Saturday, March 13, 2010

Santa Claus

Wow, at around age 3 you really don't know what's going on, but it sure is cool. Some fat man in a red suit comes to your house and leaves you presents. By age 4 you're totally excited and ready for this guy.

As you grow older you learn more about the story. The guy lives at the North Pole and throughout the year he has little short guys in green outfits building toys. Then, one night a year Santa Claus gets his magic reindeer and he flies through the air on a sleigh, and he delivers toys to every kid in the world.

One of those Elves your dad
was telling you about. The
old man was such a perv.

Now, as a child you are totally believing this crap because your parents are feeding you the lies and you are watching those TV Christmas specials.

And then the lie grows even bigger. See those birds on the electric line behind your house? Those are Santa's watch birds, and if you don't eat your peas they'll give a bad report to Santa -- then you won't get as many toys. In fact, if you are a ratty ass little kid, Santa will find out and you won't get toys at all — you'll get a lump of coal instead.

I was one of the late bloomers. I did not know Santa Claus was a lie until age 9 when the boy next door told me. He said it was my parents who were actually putting the toys under the tree. I was shocked so I confronted my mom, and she figured it was time for me to know the truth.

NOTE TO PARENTS: Please don't screw your children's brain by lying to them about Santa Claus.

So, there are many old myths and traditions in our history that are similar to Santa Claus.
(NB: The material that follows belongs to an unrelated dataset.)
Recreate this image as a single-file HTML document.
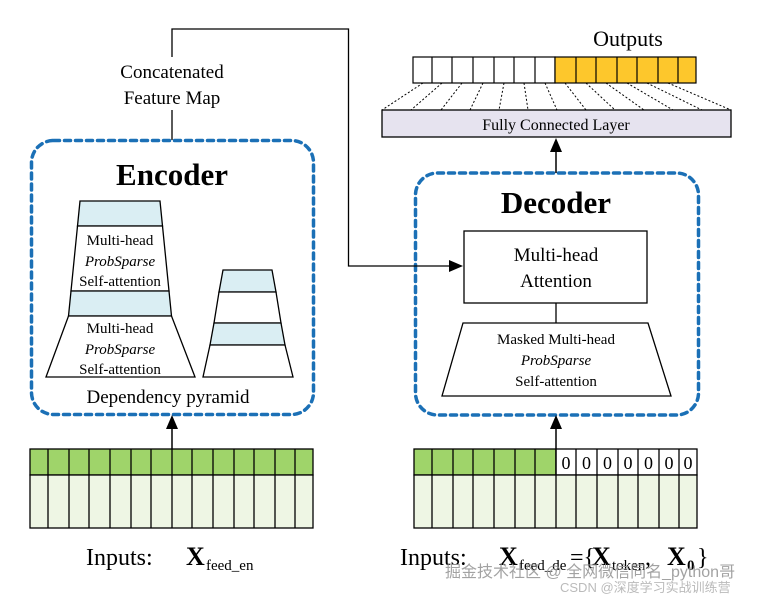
<!DOCTYPE html>
<html><head><meta charset="utf-8"><style>
html,body{margin:0;padding:0;background:#fff;}
svg{display:block;font-family:"Liberation Serif",serif;}
</style></head><body>
<svg width="757" height="597" viewBox="0 0 757 597" xmlns="http://www.w3.org/2000/svg">
<defs>
<marker id="ah" markerWidth="10" markerHeight="10" refX="9" refY="5" orient="auto" markerUnits="userSpaceOnUse"><path d="M0,0 L10,5 L0,10 z" fill="#000" transform="scale(1.6,1) translate(-3.7,0)"/></marker>
</defs>
<!-- dashed containers -->
<rect x="31.5" y="140.5" width="282" height="274" rx="22" fill="none" stroke="#1b70b6" stroke-width="3.5" stroke-dasharray="6,5" stroke-linecap="round"/>
<rect x="415.5" y="173" width="283" height="242" rx="22" fill="none" stroke="#1b70b6" stroke-width="3.5" stroke-dasharray="6,5" stroke-linecap="round"/>

<!-- connectors -->
<g stroke="#000" stroke-width="1.3" fill="none">
<polyline points="172,57 172,29 348.5,29 348.5,266 456,266"/>
<line x1="172" y1="110" x2="172" y2="140"/>
<line x1="556" y1="303" x2="556" y2="323"/>
</g>
<path d="M463,266 L449,260 L449,272 z"/>
<line x1="172" y1="449" x2="172" y2="425" stroke="#000" stroke-width="1.5"/>
<path d="M172,415 L166,429 L178,429 z"/>
<line x1="556" y1="449" x2="556" y2="425" stroke="#000" stroke-width="1.5"/>
<path d="M556,415 L550,429 L562,429 z"/>
<line x1="556" y1="173" x2="556" y2="150" stroke="#000" stroke-width="1.5"/>
<path d="M556,138 L550,152 L562,152 z"/>

<!-- labels top -->
<text x="172" y="78" font-size="19" text-anchor="middle">Concatenated</text>
<text x="172" y="104" font-size="19" text-anchor="middle">Feature Map</text>
<text x="172" y="185" font-size="31" font-weight="bold" text-anchor="middle">Encoder</text>
<text x="556" y="213" font-size="31" font-weight="bold" text-anchor="middle">Decoder</text>

<!-- big pyramid -->
<g stroke="#000" stroke-width="1.3">
<polygon points="80,201 160,201 162.5,226 77.5,226" fill="#daeef3"/>
<polygon points="77.5,226 162.5,226 169,291 71,291" fill="#fff"/>
<polygon points="71,291 169,291 171.5,316 68.5,316" fill="#daeef3"/>
<polygon points="68.5,316 171.5,316 195,377 46,377" fill="#fff"/>
<polygon points="223,270 272,270 276,292 219,292" fill="#daeef3"/>
<polygon points="219,292 276,292 281,323 214,323" fill="#fff"/>
<polygon points="214,323 281,323 285,345 210,345" fill="#daeef3"/>
<polygon points="210,345 285,345 293,377 203,377" fill="#fff"/>
</g>
<g font-size="15" text-anchor="middle">
<text x="120" y="245">Multi-head</text>
<text x="120" y="266" font-style="italic">ProbSparse</text>
<text x="120" y="286">Self-attention</text>
<text x="120" y="333">Multi-head</text>
<text x="120" y="354" font-style="italic">ProbSparse</text>
<text x="120" y="374">Self-attention</text>
</g>
<text x="168" y="403" font-size="19" text-anchor="middle">Dependency pyramid</text>

<!-- decoder internals -->
<rect x="464" y="231" width="183" height="72" fill="#fff" stroke="#000" stroke-width="1.3"/>
<text x="556" y="261" font-size="19" text-anchor="middle">Multi-head</text>
<text x="556" y="287" font-size="19" text-anchor="middle">Attention</text>
<polygon points="463,323 648,323 671,396 442,396" fill="#fff" stroke="#000" stroke-width="1.3"/>
<g font-size="15" text-anchor="middle">
<text x="556" y="344">Masked Multi-head</text>
<text x="556" y="365" font-style="italic">ProbSparse</text>
<text x="556" y="386">Self-attention</text>
</g>

<!-- outputs -->
<text x="628" y="46" font-size="22" text-anchor="middle">Outputs</text>
<g stroke="#000" stroke-width="1.2">
<rect x="413" y="57" width="142" height="26" fill="#fff"/>
<rect x="555" y="57" width="141" height="26" fill="#fdc72c"/>
<line x1="432" y1="57" x2="432" y2="83"/><line x1="452" y1="57" x2="452" y2="83"/><line x1="473" y1="57" x2="473" y2="83"/><line x1="494" y1="57" x2="494" y2="83"/><line x1="514" y1="57" x2="514" y2="83"/><line x1="535" y1="57" x2="535" y2="83"/><line x1="576" y1="57" x2="576" y2="83"/><line x1="596" y1="57" x2="596" y2="83"/><line x1="617" y1="57" x2="617" y2="83"/><line x1="637" y1="57" x2="637" y2="83"/><line x1="658" y1="57" x2="658" y2="83"/><line x1="678" y1="57" x2="678" y2="83"/>
</g>
<g stroke="#000" stroke-width="1" stroke-dasharray="2,2">
<line x1="423" y1="83" x2="382" y2="110"/><line x1="442" y1="83" x2="411" y2="110"/><line x1="462" y1="83" x2="441" y2="110"/><line x1="483" y1="83" x2="470" y2="110"/><line x1="504" y1="83" x2="499" y2="110"/><line x1="524" y1="83" x2="528" y2="110"/><line x1="545" y1="83" x2="557" y2="110"/><line x1="565" y1="83" x2="586" y2="110"/><line x1="586" y1="83" x2="615" y2="110"/><line x1="606" y1="83" x2="644" y2="110"/><line x1="627" y1="83" x2="673" y2="110"/><line x1="647" y1="83" x2="702" y2="110"/><line x1="668" y1="83" x2="731" y2="110"/>
</g>
<rect x="382" y="110" width="349" height="27" fill="#e6e3ef" stroke="#000" stroke-width="1.3"/>
<text x="556" y="130" font-size="16" text-anchor="middle">Fully Connected Layer</text>

<!-- left input grid -->
<rect x="30" y="449" width="283" height="26" fill="#9fd46a" stroke="#000" stroke-width="1.3"/>
<rect x="30" y="475" width="283" height="53" fill="#eef6e4" stroke="#000" stroke-width="1.3"/>
<g stroke="#000" stroke-width="1.3">
<line x1="48" y1="449" x2="48" y2="528"/><line x1="69" y1="449" x2="69" y2="528"/><line x1="89" y1="449" x2="89" y2="528"/><line x1="110" y1="449" x2="110" y2="528"/><line x1="131" y1="449" x2="131" y2="528"/><line x1="151" y1="449" x2="151" y2="528"/><line x1="172" y1="449" x2="172" y2="528"/><line x1="192" y1="449" x2="192" y2="528"/><line x1="213" y1="449" x2="213" y2="528"/><line x1="234" y1="449" x2="234" y2="528"/><line x1="254" y1="449" x2="254" y2="528"/><line x1="275" y1="449" x2="275" y2="528"/><line x1="295" y1="449" x2="295" y2="528"/>
</g>
<!-- right input grid -->
<rect x="414" y="449" width="142" height="26" fill="#9fd46a" stroke="#000" stroke-width="1.3"/>
<rect x="556" y="449" width="141" height="26" fill="#fff" stroke="#000" stroke-width="1.3"/>
<rect x="414" y="475" width="283" height="53" fill="#eef6e4" stroke="#000" stroke-width="1.3"/>
<g stroke="#000" stroke-width="1.3">
<line x1="432" y1="449" x2="432" y2="528"/><line x1="453" y1="449" x2="453" y2="528"/><line x1="473" y1="449" x2="473" y2="528"/><line x1="494" y1="449" x2="494" y2="528"/><line x1="515" y1="449" x2="515" y2="528"/><line x1="535" y1="449" x2="535" y2="528"/><line x1="556" y1="449" x2="556" y2="528"/><line x1="576" y1="449" x2="576" y2="528"/><line x1="597" y1="449" x2="597" y2="528"/><line x1="618" y1="449" x2="618" y2="528"/><line x1="638" y1="449" x2="638" y2="528"/><line x1="659" y1="449" x2="659" y2="528"/><line x1="679" y1="449" x2="679" y2="528"/>
</g>
<g font-size="18" text-anchor="middle">
<text x="566" y="469">0</text><text x="586.5" y="469">0</text><text x="607.5" y="469">0</text><text x="628" y="469">0</text><text x="648.5" y="469">0</text><text x="669" y="469">0</text><text x="688" y="469">0</text>
</g>

<!-- input labels -->
<text x="86" y="565" font-size="24">Inputs:</text>
<text x="186" y="565" font-size="26" font-weight="bold">X</text>
<text x="206" y="570" font-size="15">feed_en</text>
<text x="400" y="565" font-size="24">Inputs:</text>
<text x="499" y="565" font-size="26" font-weight="bold">X</text>
<text x="519" y="570" font-size="15">feed_de</text>
<text x="570" y="565" font-size="24">={</text>
<text x="592" y="565" font-size="26" font-weight="bold">X</text>
<text x="612" y="570" font-size="15">token</text>
<text x="645" y="565" font-size="24">,</text>
<text x="667" y="565" font-size="26" font-weight="bold">X</text>
<text x="687" y="570" font-size="15" font-weight="bold">0</text>
<text x="697" y="565" font-size="24">}</text>
<text x="445" y="577" font-size="16" fill="#999" font-family="Liberation Sans, Noto Sans CJK SC, sans-serif" opacity="0.9">掘金技术社区 @ 全网微信同名_python哥</text>
<text x="560" y="592" font-size="13" fill="#bbb" font-family="Liberation Sans, Noto Sans CJK SC, sans-serif">CSDN @深度学习实战训练营</text>
</svg>
</body></html>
But OUR version of Santa Claus comes from Saint Nicholas of Myra, a 4th century Greek Christian bishop who gave people nice gifts (hair dryers, iPhones, etc...).
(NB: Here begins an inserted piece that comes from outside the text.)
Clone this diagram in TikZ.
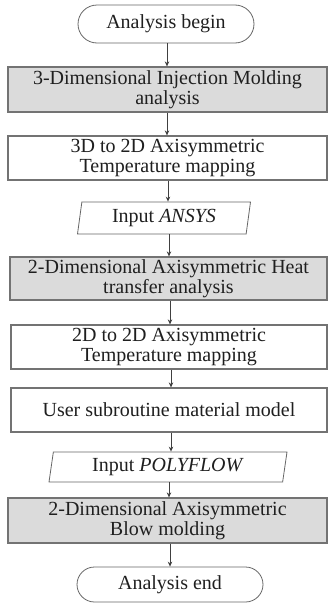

In the 19th century there were variations of the Santa Claus story and He had no one, consistent look. It wasn't until the 1930s when an artist working for Coca-Cola gave Him his current look — a fat guy with a white beard, wearing a red suit and a goofy hat.

Like many other children, I started asking questions. The main question is: "How can Santa Claus be in so many places around Christmas time?" I was told that those were people just DRESSED like Santa — the real Santa was at the North Pole.

For my oldest daughter, she figured out the Santa lie when her new stuffed bear smelled like laundry detergent. See, we used to store our childrens' presents in the crawlspace under the house. One Christmas eve, when we were getting the presents, the dog came in, hiked his leg, and peed on some of the presents. We told Christi a reindeer had peed on her Winnie the Pooh bear — she didn't buy it.

So, after screwing your child's mind for years, the parent finally tells him or her, "Oh, Santa Claus is all made up. It's PRETEND." Oh, but Christianity is completely true and factual. So, don't believe in this elaborate Santa myth, but do believe everything in the Jesus myth. Yes, the virgins, angels, walking on water, casting demons, raising the dead — all perfectly true. BUT SANTA IS A LIE.

2 comments:

Anonymous said...

http://www.care2.com/causes/politics/blog/texas-boe-demotes-jefferson/

hey goose... this link is to a story about the texas bd of education dropping thomas jefferson in favor of john calvin all the while claiming we are a "christian-founded" nation. now you don't think you're smarter than a texas board of education member do ya? tom ferguson

Todd the Toad said...

I'm quite familiar with the Texas Board of Education. I follow a guy in Texas named AronRa who has a large following on YouTube and has had run-ins with the Texas board. Thanks for posting.